The originality of Andrei Ujică’s Autobiography of Nicolae Ceaușescu derives from a serious attempt to engage the question raised by the documentary format: what information is really necessary for a portrait? What information is necessary to tell a story of a monster like Ceaușescu?
Ujică’s response was to avoid almost every element of a conventional documentary: narration, biography, interviews, analysis, interpretation, clarification of the historical context, …. Where conventional documentaries attempt to reveal the intimate character of their subjects, Ujică restricted himself to Ceaușescu’s public persona, restricting himself to footage documenting Ceaușescu’s public appearances.
The banality and absurdity focus attention ... elsewhere. You start to become fascinated by the arrangement of the spectators, the arrangement of the banners, the seating of the dignitaries, the receiving of bouquets, the speeches no one attends to, and, above all, people applauding each other, people applauding. All these things that a historian concerned with arguing a thesis would pass over as utterly irrelevant ….
This deliberate impersonality, and sustained focus on ostensibly trivial details of late-communist PR pageantry, results in a movie that is a devastating portrait of Ceaușescu as a bad actor—a puppet making inept gestures of thoughtfulness, decisiveness, encouragement while enunciating falsehoods without conviction. It’s brilliant and mean, and wildly entertaining.
It’s also completely unfair—not that fairness is relevant, here. You could do the same thing to anybody: footage of public appearances would tell the same story about Queen Elizabeth, Einstein, or FDR. But the strategy is more than a mode of ridicule. It’s a demonstration of the fact that present-day authority is so internalized, repressed and covert, that it no longer has any public face.
But the traditions of governing, and the premises of democracy, demand events happening in public Hence the endless, extravagant production of utterly empty gestures, so cynical in their meaninglessness they don’t even pretend to actually register any human content. A proliferation of … nothing, ... followed by people applauding each other.
12 Years a Slave also seemed to be a response to a question: Is it possible to portray slavery? Is it possible to see it, without the overwhelming distraction of subsequent history?

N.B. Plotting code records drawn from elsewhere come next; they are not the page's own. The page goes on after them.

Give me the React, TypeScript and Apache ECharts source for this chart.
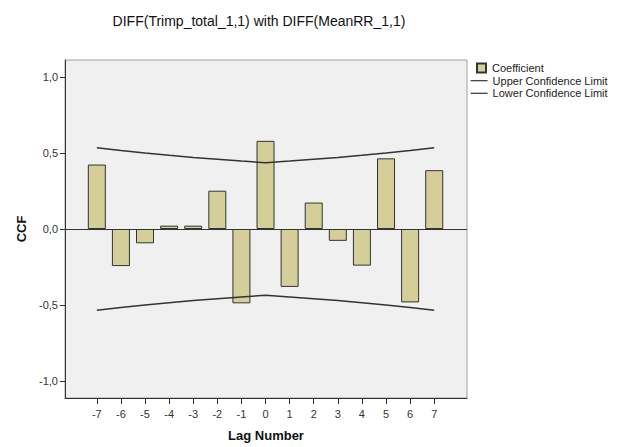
import React, { useEffect, useRef } from "react";
import * as echarts from "echarts";

const lags = [-7, -6, -5, -4, -3, -2, -1, 0, 1, 2, 3, 4, 5, 6, 7];
const coefficient = [0.424, -0.244, -0.094, 0.022, 0.022, 0.252, -0.489, 0.58, -0.381, 0.174, -0.078, -0.241, 0.465, -0.483, 0.387];
const upperLimit = [0.535, 0.516, 0.5, 0.485, 0.471, 0.459, 0.447, 0.436, 0.447, 0.459, 0.471, 0.485, 0.5, 0.516, 0.535];
const lowerLimit = [-0.535, -0.516, -0.5, -0.485, -0.471, -0.459, -0.447, -0.436, -0.447, -0.459, -0.471, -0.485, -0.5, -0.516, -0.535];
const yTicks = [-1, -0.5, 0, 0.5, 1];
const titleText = "DIFF(Trimp_total_1,1) with DIFF(MeanRR_1,1)";

const FONT = "'Liberation Sans', Arial, sans-serif";

export default function App() {
  const ref = useRef<HTMLDivElement>(null);
  useEffect(() => {
    if (!ref.current) return;
    const chart = echarts.init(ref.current, undefined, { renderer: "svg" });
    chart.setOption({
      animation: false,
      backgroundColor: "#ffffff",
      textStyle: { fontFamily: FONT },
      graphic: [
        {
          type: "text",
          x: 259,
          y: 21,
          style: {
            text: titleText,
            fontFamily: FONT,
            fontSize: 14,
            fill: "#111",
            textAlign: "center",
            textVerticalAlign: "middle",
          },
        },
      ],
      legend: [
        {
          orient: "vertical",
          left: 476,
          top: 62,
          itemWidth: 9,
          itemHeight: 9,
          padding: 0,
          data: [{ name: "Coefficient", icon: "rect" }],
          textStyle: { fontFamily: FONT, fontSize: 11, lineHeight: 12, color: "#222", padding: [0, 0, 0, 1] },
          selectedMode: false,
        },
        {
          orient: "vertical",
          left: 470,
          top: 74.7,
          itemWidth: 17,
          itemHeight: 10,
          itemGap: 0.6,
          padding: 0,
          data: ["Upper Confidence Limit", "Lower Confidence Limit"],
          itemStyle: { opacity: 0 },
          lineStyle: { width: 1.2 },
          textStyle: { fontFamily: FONT, fontSize: 11, lineHeight: 12, color: "#222" },
          selectedMode: false,
        },
      ],
      grid: {
        left: 65,
        top: 60,
        width: 402,
        height: 341,
        show: true,
        backgroundColor: "#f0f0f0",
        borderColor: "#a0a0a0",
        borderWidth: 1,
      },
      xAxis: {
        type: "value",
        min: -8.32,
        max: 8.36,
        name: "Lag Number",
        nameLocation: "middle",
        nameGap: 31,
        nameTextStyle: { fontFamily: FONT, fontSize: 13, fontWeight: "bold", color: "#111" },
        axisLine: { show: true, onZero: false, lineStyle: { color: "#333", width: 1 } },
        axisTick: { show: true, length: 6, customValues: lags, lineStyle: { color: "#333" } },
        axisLabel: {
          customValues: lags,
          margin: 10,
          fontSize: 11,
          color: "#333",
          fontFamily: FONT,
        },
        splitLine: { show: false },
      },
      yAxis: {
        type: "value",
        min: -1.112,
        max: 1.112,
        name: "CCF",
        nameLocation: "middle",
        nameGap: 37,
        nameTextStyle: { fontFamily: FONT, fontSize: 13, fontWeight: "bold", color: "#111" },
        axisLine: { show: true, onZero: false, lineStyle: { color: "#333", width: 1 } },
        axisTick: { show: true, length: 5, customValues: yTicks, lineStyle: { color: "#333" } },
        axisLabel: {
          customValues: yTicks,
          margin: 7,
          fontSize: 11,
          color: "#333",
          fontFamily: FONT,
          formatter: (v: number) => v.toFixed(1).replace(".", ","),
        },
        splitLine: { show: false },
      },
      series: [
        {
          name: "Coefficient",
          type: "bar",
          barWidth: 18,
          data: lags.map((l, i) => [l, coefficient[i]]),
          itemStyle: { color: "#d4cf98", borderColor: "#333", borderWidth: 1 },
          markLine: {
            silent: true,
            symbol: "none",
            label: { show: false },
            lineStyle: { color: "#333", width: 1, type: "solid" },
            data: [{ yAxis: 0 }],
          },
          z: 2,
        },
        {
          name: "Upper Confidence Limit",
          type: "line",
          symbol: "none",
          data: lags.map((l, i) => [l, upperLimit[i]]),
          lineStyle: { color: "#333", width: 1.5 },
          itemStyle: { color: "#333" },
          z: 3,
        },
        {
          name: "Lower Confidence Limit",
          type: "line",
          symbol: "none",
          data: lags.map((l, i) => [l, lowerLimit[i]]),
          lineStyle: { color: "#333", width: 1.5 },
          itemStyle: { color: "#333" },
          z: 3,
        },
      ],
    });
    return () => chart.dispose();
  }, []);
  return (
    <div
      ref={ref}
      style={{ position: "absolute", left: 0, top: 0, width: 622, height: 447 }}
    />
  );
}
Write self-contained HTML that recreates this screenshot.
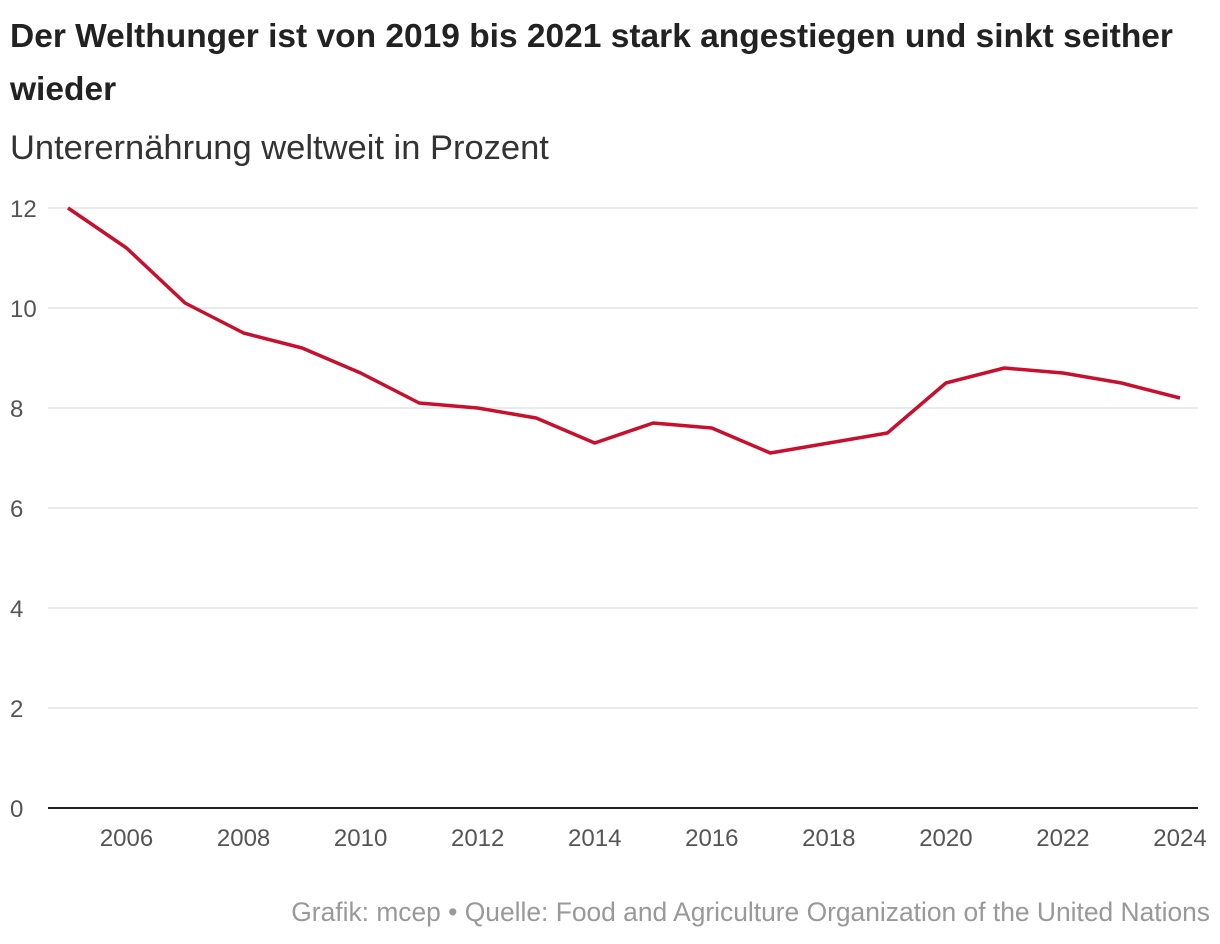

Steve McQueen's movie had a great many negative virtues: it is not sentimental, it is not simple-minded, it is not an escape flick, it is not a journey of self-discovery, it is not a manifestation of pride, it is not a celebration of the human spirit …. It’s no small thing to approach the subject of slavery without falling into one or all of these traps.
Chiwetel Ejiofor commanded sympathetic attention. The gravely beautiful Lupita Nyong'o provided a contrast to Michael Fassbender, chewing up the scenery as a crazy, ignorant, drunken racist savage out of a Simpsons history of the Civil War.
It was unflinching in depicting savagery, but it was fundamentally calm. There was no anxious effort to manipulate your emotions. It documented injustices and outrages with the earnest, troubled objectivity of a naturalist documenting the collapse of an ecosystem.